Vayamos ahora del síndrome de ilusión de Frégoli al transexualismo y a la clínica que este representa.
Se sabe de la importancia de la imagen para los sujetos transexuales. Pero, contrariamente a la dimensión de apariencia o de “semblant” que en principio comporta y que mencionamos más arriba, la imagen es para ellos el modo electivo según el cual intentan asegurar un ser que sea absoluto, es decir: libre de toda división y específicamente de aquella ligada a la diferencia de los sexos. Esta división encuentra en este síndrome la angustia de un desmembramiento del cuerpo emplazado en la clínica, que es tanto más radical y difícil de soportar, ya que en principio no puede ser designado en el registro simbólico, a saber, nombrado. Es por esto que estos sujetos están atados sin recurso al goce de una imagen de la que hablan con gusto, como de un envoltorio, de una vestimenta o de cualquier otro tipo de completitud. Esta completitud, buscada encarnizadamente corresponde muy exactamente a lo que llaman frecuentemente “la mujer”. No son las mujeres las que les interesan, tampoco los hombres, sino el designio de una imagen por fin asegurada en una identidad sin diferencia, fuera del sexo.
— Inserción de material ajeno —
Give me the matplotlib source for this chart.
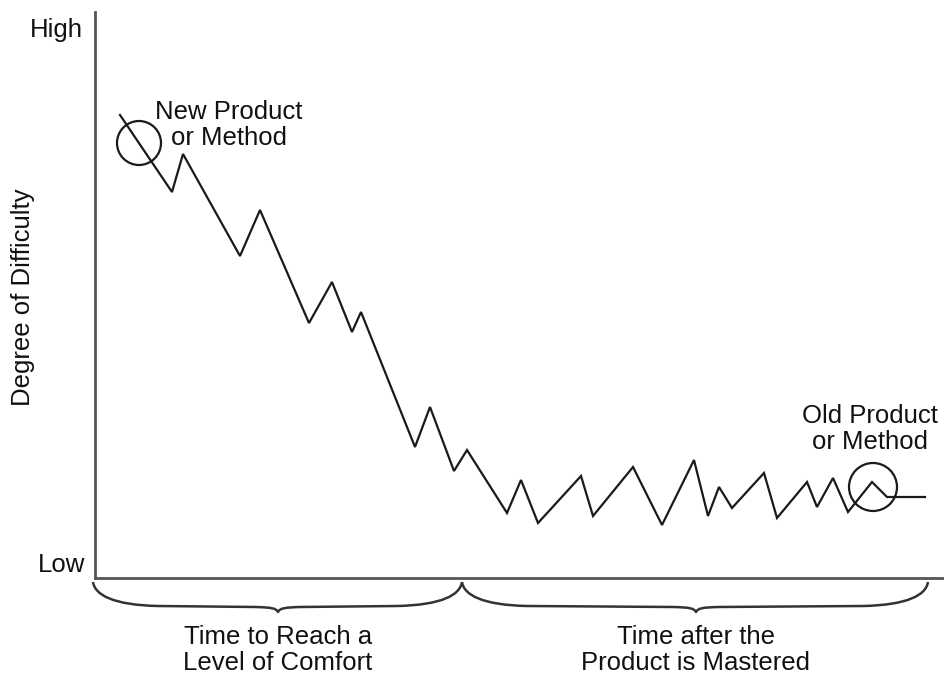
import matplotlib
matplotlib.use("Agg")
import matplotlib.pyplot as plt
from matplotlib.patches import Circle, PathPatch
from matplotlib.path import Path

# Time (x) and difficulty (y) values
time_vals = [25, 77, 88, 145, 165, 214, 237, 257, 266, 320, 335, 359, 372, 412, 426,
             443, 486, 498, 538, 567, 599, 613, 624, 637, 669, 682, 712, 722, 738,
             753, 777, 792, 830]
difficulty = [463, 386, 424, 322, 368, 255, 296, 246, 266, 131, 171, 107, 128, 65, 98,
              55, 102, 62, 111, 53, 118, 62, 91, 70, 105, 60, 96, 71, 100,
              66, 96, 81, 81]

markers_xy = [(44, 435), (778, 91)]
marker_radius = [22, 24]
marker_labels = ["New Product\nor Method", "Old Product\nor Method"]
label_xy = [(134, 453), (775, 149)]

phase_bounds = [(-2, 367), (367, 833)]
phase_tips = [183, 601]
phase_labels = ["Time to Reach a\nLevel of Comfort", "Time after the\nProduct is Mastered"]

y_ticklabels = ["High", "Low"]
y_label = "Degree of Difficulty"

plt.rcParams['font.family'] = ['Liberation Sans', 'DejaVu Sans']
FS = 18.5
TXT = '#111111'

fig = plt.figure(figsize=(9.44, 6.79), dpi=100)
ax = fig.add_axes([95/944, 101/679, 849/944, 566/679])
ax.set_xlim(0, 849)
ax.set_ylim(0, 566)
for s in ['top', 'right']:
    ax.spines[s].set_visible(False)
for s in ['left', 'bottom']:
    ax.spines[s].set_color('#555555')
    ax.spines[s].set_linewidth(2)
ax.set_xticks([])
ax.set_yticks([])

ax.plot(time_vals, difficulty, color='#1a1a1a', lw=1.6, solid_joinstyle='miter')

for (cx, cy), r in zip(markers_xy, marker_radius):
    ax.add_patch(Circle((cx, cy), r, fill=False, ec='#1a1a1a', lw=1.6, clip_on=False))

for (lx, ly), t in zip(label_xy, marker_labels):
    ax.text(lx, ly, t, ha='center', va='center', fontsize=FS, color=TXT,
            linespacing=1.15, clip_on=False)

ax.text(-12, 548, y_ticklabels[0], ha='right', va='center', fontsize=FS, color=TXT)
ax.text(-10, 13, y_ticklabels[1], ha='right', va='center', fontsize=FS, color=TXT)
ax.text(-72, 281, y_label, ha='center', va='center', rotation=90, fontsize=FS, color=TXT)

# braces
y0, y1, y2 = -4, -27, -34
for (a, b), m, lab in zip(phase_bounds, phase_tips, phase_labels):
    d_end, d_mid = 65, 22
    verts = [(a, y0),
             (a + 2, y1 + 10), (a + 20, y1), (a + d_end, y1 - 1),
             (m - d_mid, y1 - 2),
             (m - 7, y1 - 2.5), (m - 2, y1 - 3), (m, y2),
             (m + 2, y1 - 3), (m + 7, y1 - 2.5), (m + d_mid, y1 - 2),
             (b - d_end, y1 - 1),
             (b - 20, y1), (b - 2, y1 + 10), (b, y0)]
    codes = [Path.MOVETO,
             Path.CURVE4, Path.CURVE4, Path.CURVE4,
             Path.LINETO,
             Path.CURVE4, Path.CURVE4, Path.CURVE4,
             Path.CURVE4, Path.CURVE4, Path.CURVE4,
             Path.LINETO,
             Path.CURVE4, Path.CURVE4, Path.CURVE4]
    ax.add_patch(PathPatch(Path(verts, codes), fill=False, ec='#333333', lw=1.8,
                           clip_on=False, joinstyle='round'))
    ax.text(m, -72, lab, ha='center', va='center', fontsize=FS, color=TXT,
            linespacing=1.15, clip_on=False)

fig.savefig('out.png', dpi=100)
Tomemos como ejemplo una observación de Krafft-Ebbing, donde encontramos descrito de manera muy fina y precisa, por el propio sujeto, uno de los primeros casos confirmado de lo que llamaríamos hoy un síndrome transexual17: “pudiese ser sin sexo”, dice ese sujeto. Es patente que cuando él menciona la apariencia femenina que logra revestir, los vestidos o esa piel “femenina” de la que habla como de un doblez que lo envuelve no designa para nada una apariencia o una imagen en el sentido corriente, a saber, en el sentido en que la imagen participa de un cierto “semblant”. Él apuntala más bien a un ser que estaría fuera de la contingencia. La feminidad es así el nombre que él da a una substancia absolutamente real y no sexuada. Es en lo que no puede apaciguar el aislamiento y el desamparo que él describe, sino llevando sobre sí un pedazo material de esta substancia, ein Stück Weiblichkeit18, según sus términos, “un pedazo de feminidad” –como una joya o una prenda íntima–, que se preocupa de poder llevar permanentemente.
Esta función de la imagen para los transexuales esclarece lo que ellos buscan cuando piden –es muy a menudo el caso– ser declarados como mujer, en el registro civil. Cuando el transexual quiere ser dicho mujer, o nombrado mujer, su demanda no tiene, evidentemente, ninguna relación con la manera en que una mujer puede anhelar, en algún momento, ser tranquilizada a través del deseo de su pareja. Si ella solicita que le digan “mujer”, es porque ella sabe que ninguna imagen, ningún semblant, va a dar en este caso una identidad perfectamente segura, como lo avocábamos más arriba. Mientras que cuando un transexual lo pide, es en nombre de un ser que no participa, él, de ninguna manera del “semblant”, y que reenvía a lo imposible de una imagen a la cual realmente nada le faltaría. Es justamente por esto que puede parecer imprudente o poco informado de la investigación clínica dejar creer a alguien que esta demanda es sostenible –léase autorizar o realizar la operación reclamada.